- **Collected material**:
· · · · · · ·

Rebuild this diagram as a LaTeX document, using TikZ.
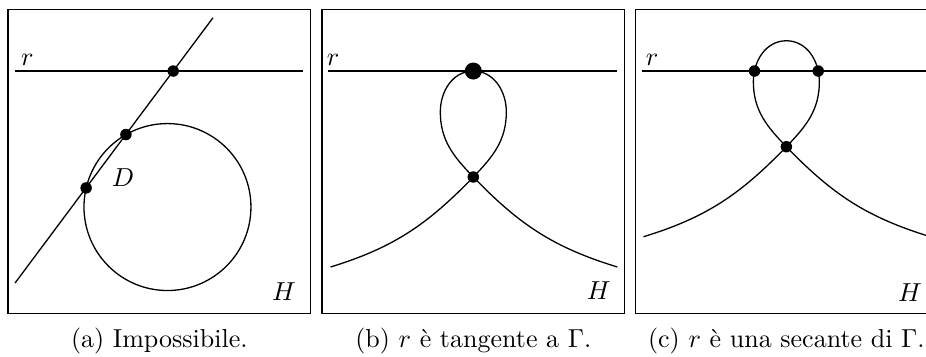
\documentclass[tikz,border=0pt]{standalone}
\usetikzlibrary{intersections}

\begin{document}
\begin{tikzpicture}[
    font=\normalsize,
    frame/.style={draw},
    retta/.style={draw, line width=0.5pt},
    curva/.style={draw, line width=0.5pt},
    dot/.style={circle, fill, inner sep=0pt, minimum size=1.55mm},
    bigdot/.style={circle, fill, inner sep=0pt, minimum size=2.3mm},
    lbl/.style={inner sep=0pt},
    didascalia/.style={anchor=base},
]

%% ── Page: the third panel is cut at the right edge ──────────────────────────
\useasboundingbox (-0.108,-0.581) rectangle (12.405,4.230);
\clip (-0.108,-0.581) rectangle (12.405,4.230);

%% ── (a) Impossibile ─────────────────────────────────────────────────────────
\begin{scope}
  \draw[frame] (0,0) rectangle (4.09,4.095);
  \draw[retta, name path=ra] (0.095,3.27) -- (3.99,3.27);
  \draw[retta, name path=sa] (0.095,0.405) -- (2.77,3.99);
  \draw[curva, name path=ga] (2.155,1.432) circle (1.128);

  \path[name intersections={of=sa and ra, name=pa}];
  \path[name intersections={of=sa and ga, name=qa}];
  \node[dot] (a1) at (pa-1) {};
  \node[dot] (a2) at (qa-1) {};
  \node[dot] (a3) at (qa-2) {};

  \node[lbl] (ra-lbl) at (0.26,3.42) {$r$};
  \node[lbl] (da-lbl) at (1.554,1.824) {$D$};
  \node[lbl] (ha-lbl) at (3.73,0.284) {$H$};
  \node[didascalia] (capa) at (2.045,-0.46) {(a) Impossibile.};
\end{scope}

%% ── (b) r tangente ──────────────────────────────────────────────────────────
\begin{scope}[xshift=4.243cm]
  \draw[frame] (0,0) rectangle (4.09,4.095);
  \draw[retta] (0.081,3.27) -- (3.986,3.27);
  \begin{scope}[shift={(2.045,1.838)}]
    \draw[curva] (-1.93,-1.216) to[out=17, in=226] (0,0)
      to[out=46, in=-90] (0.446,0.88)
      to[out=90, in=0] (0,1.432)
      to[out=180, in=90] (-0.446,0.88)
      to[out=-90, in=134] (0,0)
      to[out=-46, in=163] (1.946,-1.216);
    \node[dot] (b1) at (0,0) {};
    \node[bigdot] (b2) at (0,1.432) {};
  \end{scope}

  \node[lbl] (rb-lbl) at (0.15,3.42) {$r$};
  \node[lbl] (hb-lbl) at (3.74,0.297) {$H$};
  \node[didascalia] (capb) at (2.045,-0.46) {(b) $r$ è tangente a $\Gamma$.};
\end{scope}

%% ── (c) r secante ───────────────────────────────────────────────────────────
\begin{scope}[xshift=8.473cm]
  \draw[frame] (0,0) rectangle (4.09,4.095);
  \draw[retta, name path=rc] (0.09,3.27) -- (3.99,3.27);
  \begin{scope}[shift={(2.045,2.247)}]
    \draw[curva, name path=gc] (-1.93,-1.216) to[out=17, in=226] (0,0)
      to[out=46, in=-90] (0.446,0.88)
      to[out=90, in=0] (0,1.432)
      to[out=180, in=90] (-0.446,0.88)
      to[out=-90, in=134] (0,0)
      to[out=-46, in=163] (1.946,-1.216);
    \node[dot] (c1) at (0,0) {};
    \path[name intersections={of=rc and gc, name=pc}];
    \node[dot] (c2) at (pc-1) {};
    \node[dot] (c3) at (pc-2) {};
  \end{scope}

  \node[lbl] (rc-lbl) at (0.23,3.42) {$r$};
  \node[lbl] (hc-lbl) at (3.716,0.27) {$H$};
  \node[didascalia] (capc) at (2.045,-0.46) {(c) $r$ è una secante di $\Gamma$.};
\end{scope}

\end{tikzpicture}
\end{document}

· · · · · · ·

Every line above should be returned word for word, with the pictures left behind.

- **In response**:
Rebuild this diagram as a LaTeX document, using TikZ.
\documentclass[tikz,border=0pt]{standalone}
\usetikzlibrary{intersections}

\begin{document}
\begin{tikzpicture}[
    font=\normalsize,
    frame/.style={draw},
    retta/.style={draw, line width=0.5pt},
    curva/.style={draw, line width=0.5pt},
    dot/.style={circle, fill, inner sep=0pt, minimum size=1.55mm},
    bigdot/.style={circle, fill, inner sep=0pt, minimum size=2.3mm},
    lbl/.style={inner sep=0pt},
    didascalia/.style={anchor=base},
]

%% ── Page: the third panel is cut at the right edge ──────────────────────────
\useasboundingbox (-0.108,-0.581) rectangle (12.405,4.230);
\clip (-0.108,-0.581) rectangle (12.405,4.230);

%% ── (a) Impossibile ─────────────────────────────────────────────────────────
\begin{scope}
  \draw[frame] (0,0) rectangle (4.09,4.095);
  \draw[retta, name path=ra] (0.095,3.27) -- (3.99,3.27);
  \draw[retta, name path=sa] (0.095,0.405) -- (2.77,3.99);
  \draw[curva, name path=ga] (2.155,1.432) circle (1.128);

  \path[name intersections={of=sa and ra, name=pa}];
  \path[name intersections={of=sa and ga, name=qa}];
  \node[dot] (a1) at (pa-1) {};
  \node[dot] (a2) at (qa-1) {};
  \node[dot] (a3) at (qa-2) {};

  \node[lbl] (ra-lbl) at (0.26,3.42) {$r$};
  \node[lbl] (da-lbl) at (1.554,1.824) {$D$};
  \node[lbl] (ha-lbl) at (3.73,0.284) {$H$};
  \node[didascalia] (capa) at (2.045,-0.46) {(a) Impossibile.};
\end{scope}

%% ── (b) r tangente ──────────────────────────────────────────────────────────
\begin{scope}[xshift=4.243cm]
  \draw[frame] (0,0) rectangle (4.09,4.095);
  \draw[retta] (0.081,3.27) -- (3.986,3.27);
  \begin{scope}[shift={(2.045,1.838)}]
    \draw[curva] (-1.93,-1.216) to[out=17, in=226] (0,0)
      to[out=46, in=-90] (0.446,0.88)
      to[out=90, in=0] (0,1.432)
      to[out=180, in=90] (-0.446,0.88)
      to[out=-90, in=134] (0,0)
      to[out=-46, in=163] (1.946,-1.216);
    \node[dot] (b1) at (0,0) {};
    \node[bigdot] (b2) at (0,1.432) {};
  \end{scope}

  \node[lbl] (rb-lbl) at (0.15,3.42) {$r$};
  \node[lbl] (hb-lbl) at (3.74,0.297) {$H$};
  \node[didascalia] (capb) at (2.045,-0.46) {(b) $r$ è tangente a $\Gamma$.};
\end{scope}

%% ── (c) r secante ───────────────────────────────────────────────────────────
\begin{scope}[xshift=8.473cm]
  \draw[frame] (0,0) rectangle (4.09,4.095);
  \draw[retta, name path=rc] (0.09,3.27) -- (3.99,3.27);
  \begin{scope}[shift={(2.045,2.247)}]
    \draw[curva, name path=gc] (-1.93,-1.216) to[out=17, in=226] (0,0)
      to[out=46, in=-90] (0.446,0.88)
      to[out=90, in=0] (0,1.432)
      to[out=180, in=90] (-0.446,0.88)
      to[out=-90, in=134] (0,0)
      to[out=-46, in=163] (1.946,-1.216);
    \node[dot] (c1) at (0,0) {};
    \path[name intersections={of=rc and gc, name=pc}];
    \node[dot] (c2) at (pc-1) {};
    \node[dot] (c3) at (pc-2) {};
  \end{scope}

  \node[lbl] (rc-lbl) at (0.23,3.42) {$r$};
  \node[lbl] (hc-lbl) at (3.716,0.27) {$H$};
  \node[didascalia] (capc) at (2.045,-0.46) {(c) $r$ è una secante di $\Gamma$.};
\end{scope}

\end{tikzpicture}
\end{document}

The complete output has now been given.